Perry -- Katy vs Rick

Katy versus Rick -- and the winning Perry is . . .
Would you believe? a methodological note

This is the puzzle. Rick Perry is running for the nomination of the Republican party to be their candidate for the presidency in 2012. If you want to find the Twitter messages that refer to him how do you do it?

There are too many Perrys for a search for Perry to work very well. That is much less true for Bachmann, Gingrich, Huntsman, Romney and Santorum. 'Paul' is the general case. Imagine what you would get if you searched for 'paul.' If you search for Ron Paul you do not have the same problem. But 'Perry' is a special case. There is, after all, Katy who is a good deal more widely known than is Rick. If you want your search to find messages referring to an aging teenage singer Perry works very well.

So, how bad is it? I did a search for Perry with the idea that it would incorporate references to both Perrys. The search ran from 10:55 am to 5:55 pm. on January 5. That was a date on which they were both in the news. Rick Perry had just finished very poorly in the Iowa Republican caucuses, went to Texas to think, thought for about 8 hours, and announced that he was going to take his campaign to South Carolina. And Katy Perry was going through her first divorce. For the two weeks before the Iowa caucuses Rick Perry was mentioned in 3,800 Twitter messages a 24 hour day -- on average. I do not follow Katy so I cannot make the same comparison.

The search found 41,339 messages containing Perry. Searching those messages for Rick found 6,601 messages. The search for Katy found 12,366 messages. Apparently, celebrity teenage singers get twice as much attention as candidates for the Republican nomination for the presidency.

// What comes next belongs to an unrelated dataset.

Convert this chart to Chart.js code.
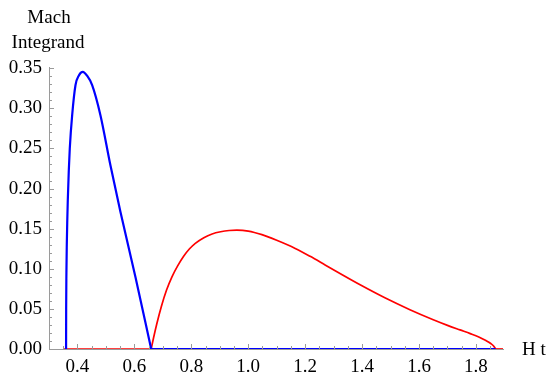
<!DOCTYPE html>
<html>
<head>
<meta charset="utf-8">
<script src="https://cdn.jsdelivr.net/npm/chart.js@4"></script>
<style>
  html, body { margin: 0; padding: 0; background: #fff; }
  #wrap { width: 550px; height: 383px; position: relative; }
</style>
</head>
<body>
<div id="wrap"><canvas id="machChart"></canvas></div>
<script>
// values
const blueX = [0.3600, 0.3603, 0.3612, 0.3625, 0.3642, 0.366, 0.3695, 0.373, 0.3814, 0.393, 0.405, 0.4186, 0.435, 0.4516, 0.4807, 0.5158, 0.5509, 0.6035, 0.659];
const blueY = [0, 0.05, 0.095, 0.13, 0.16, 0.185, 0.222, 0.25, 0.2915, 0.3288, 0.341, 0.3454, 0.340, 0.329, 0.2915, 0.229, 0.171, 0.09, 0];
const blueBaseX = [0.659, 1.869];

const redX = [0.659, 0.667, 0.679, 0.695, 0.713, 0.732, 0.752, 0.773, 0.793, 0.814, 0.844, 0.873, 0.903, 0.933, 0.96, 1.0, 1.048, 1.10, 1.165, 1.2175, 1.27, 1.33, 1.393, 1.48, 1.568, 1.65, 1.70, 1.744, 1.78, 1.81, 1.835, 1.852, 1.862, 1.869];
const redY = [0, 0.0134, 0.0318, 0.0534, 0.0735, 0.09, 0.1036, 0.1156, 0.1246, 0.1317, 0.1388, 0.1434, 0.1461, 0.1477, 0.1482, 0.147, 0.1425, 0.1355, 0.1254, 0.1155, 0.1048, 0.0925, 0.08, 0.0638, 0.049, 0.0365, 0.0295, 0.0238, 0.0192, 0.015, 0.0105, 0.0068, 0.0038, 0];
const redBaseLeftX = [0.352, 0.659];
const redBaseRightX = [1.869, 1.896];

const xTicks = [0.4, 0.6, 0.8, 1.0, 1.2, 1.4, 1.6, 1.8];
const yTicks = [0, 0.05, 0.1, 0.15, 0.2, 0.25, 0.3, 0.35];

const axisGray = "#9a9a9a";
const serif = "'Liberation Serif', 'DejaVu Serif', serif";

function toPoints(xs, ys) {
  return xs.map((x, i) => ({ x: x, y: ys ? ys[i] : 0 }));
}

function curve(points, color, width, order) {
  return {
    data: points,
    showLine: true,
    borderColor: color,
    borderWidth: width,
    pointRadius: 0,
    cubicInterpolationMode: "monotone",
    order: order
  };
}

// small inward tick marks like the original, plus the axis captions
const extras = {
  id: "extras",
  afterDraw(chart) {
    const ctx = chart.ctx;
    const xs = chart.scales.x;
    const ys = chart.scales.y;
    const area = chart.chartArea;
    ctx.save();
    ctx.strokeStyle = axisGray;
    ctx.lineWidth = 1;
    ctx.beginPath();
    for (let i = 7; i <= 37; i++) {
      const px = Math.round(xs.getPixelForValue(i * 0.05)) + 0.5;
      const len = i % 4 === 0 ? 5 : 3;
      ctx.moveTo(px, area.bottom);
      ctx.lineTo(px, area.bottom - len);
    }
    for (let i = 0; i <= 35; i++) {
      const py = Math.round(ys.getPixelForValue(i * 0.01)) + 0.5;
      const len = i % 5 === 0 ? 5 : 3;
      ctx.moveTo(area.left, py);
      ctx.lineTo(area.left + len, py);
    }
    ctx.stroke();

    ctx.fillStyle = "#000";
    ctx.font = "19px " + serif;
    ctx.textAlign = "center";
    ctx.textBaseline = "alphabetic";
    ctx.fillText("Mach", 49, 23);
    ctx.fillText("Integrand", 48, 48);
    ctx.textAlign = "left";
    ctx.fillText("H t", 522, 355);
    ctx.restore();
  }
};

new Chart("machChart", {
  type: "scatter",
  data: {
    datasets: [
      curve(toPoints(blueX, blueY), "#0000ff", 2.2, 0),
      curve(toPoints(blueBaseX), "#0000ff", 2.2, 0),
      curve(toPoints(redX, redY), "#ff0000", 1.7, 1),
      curve(toPoints(redBaseLeftX), "#ff0000", 1.7, 1),
      curve(toPoints(redBaseRightX), "#ff0000", 1.7, 1)
    ]
  },
  options: {
    responsive: true,
    maintainAspectRatio: false,
    animation: false,
    layout: { padding: { top: 67, right: 47, left: 0, bottom: 0 } },
    plugins: {
      legend: { display: false },
      tooltip: { enabled: false }
    },
    scales: {
      x: {
        type: "linear",
        min: 0.3,
        max: 1.895,
        afterBuildTicks: (scale) => {
          scale.ticks = xTicks.map((v) => ({ value: v }));
        },
        afterFit: (scale) => { scale.height = 34; },
        grid: { display: false, drawTicks: false },
        border: { display: true, color: axisGray, width: 1 },
        ticks: {
          color: "#000",
          padding: 7,
          maxRotation: 0,
          font: { family: serif, size: 19 },
          callback: (v) => v.toFixed(1)
        }
      },
      y: {
        type: "linear",
        min: 0,
        max: 0.3515,
        afterBuildTicks: (scale) => {
          scale.ticks = yTicks.map((v) => ({ value: v }));
        },
        afterFit: (scale) => { scale.width = 49; },
        grid: { display: false, drawTicks: false },
        border: { display: true, color: axisGray, width: 1 },
        ticks: {
          color: "#000",
          padding: 7,
          font: { family: serif, size: 19 },
          callback: (v) => v.toFixed(2)
        }
      }
    }
  },
  plugins: [extras]
});
</script>
</body>
</html>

But the real problem is 22,372 that contain neither Rick nor Katy. Just under half the messages contained the full name of one or the other. What to do with the other half? One can make the assumption that the distribution in the 'other' half is about the same as in the half with their full names. That would give 6,600 + 7,400 for Rick Perry and 12,366 + 15,000 for Katy Perry. That would suggest that a search for 'Rick Perry' would be finding less than half the messages about the presidential candidate.

Another option is to augment the search with other information we have about the candidate. He is from Texas; perhaps adding Texas to the search would produce additional tweets. That only added 461 messages. What about Republican? Republican was less productive; there were only 190 instances of Republican. Governor produced 195 hits. If you put the three together 764 messages are found. That does not tap very many of the 7,400 that might be there.

Let me not drag this out. What if you search for Bachmann and Cain? 6,228! How did that happen?

RT @kellyoxford: Cain, Perry, Bachmann all claimed God told them to run for President, and all are out of the race. God is hilarious.

This retweet, or something very much like it, went wild during the day on January 5. It was incorrect since Perry decided to continue, but that did not stop the spread of the tweets. That plus Republican + Texas + governor get you very close to the presumed 7,400 not identified Rick Perry messages.

The methodological point is simple -- humility in reporting the results of searching. Republican, Texas, and governor are available every day. At least that is a good supposition. Unfortunately, they do not identify many of the 'missing' mentions of the candidate. Something completely idiosyncratic, specific to a single day, did a great job with the missing references. But two days before and two days after it would just not be there.

If Perry versus Perry was the only search that was problemmatic this would only be a footnote on the analysis of the race for the Republican nomination. But the problem is quite general. A second example -- when Ted Kennedy died you needed to make three searches to get what seemed a reasonably complete collection. The first phrase being used in Twitter messages was "Senator Ted Kennedy." But the second day people were much more likely to use "Ted Kennedy." "Ted Kennedy" was used much more than "Senator Ted Kennedy." I was able to capture 55,165 messages containing "Ted Kennedy." But there were only 5,000 the first day and there were 13,000 "Senator Ted Kennedy" the first day. Then a third phrase was used. The Kennedy family used #tedkennedy. While there were not many messages with this hashtag, they were different from the others because of their focus. I could give many more examples of searches with this sort of problem.

The general point is the necessity of learning the language people are using when writing Twitter messages. We are used to doing survey research. We get to write the questions -- put the questions into language -- and they have to answer. With social media it is not the language we would use that is relevant. What is important in searching is the language they use. Their language must be used for effective searching.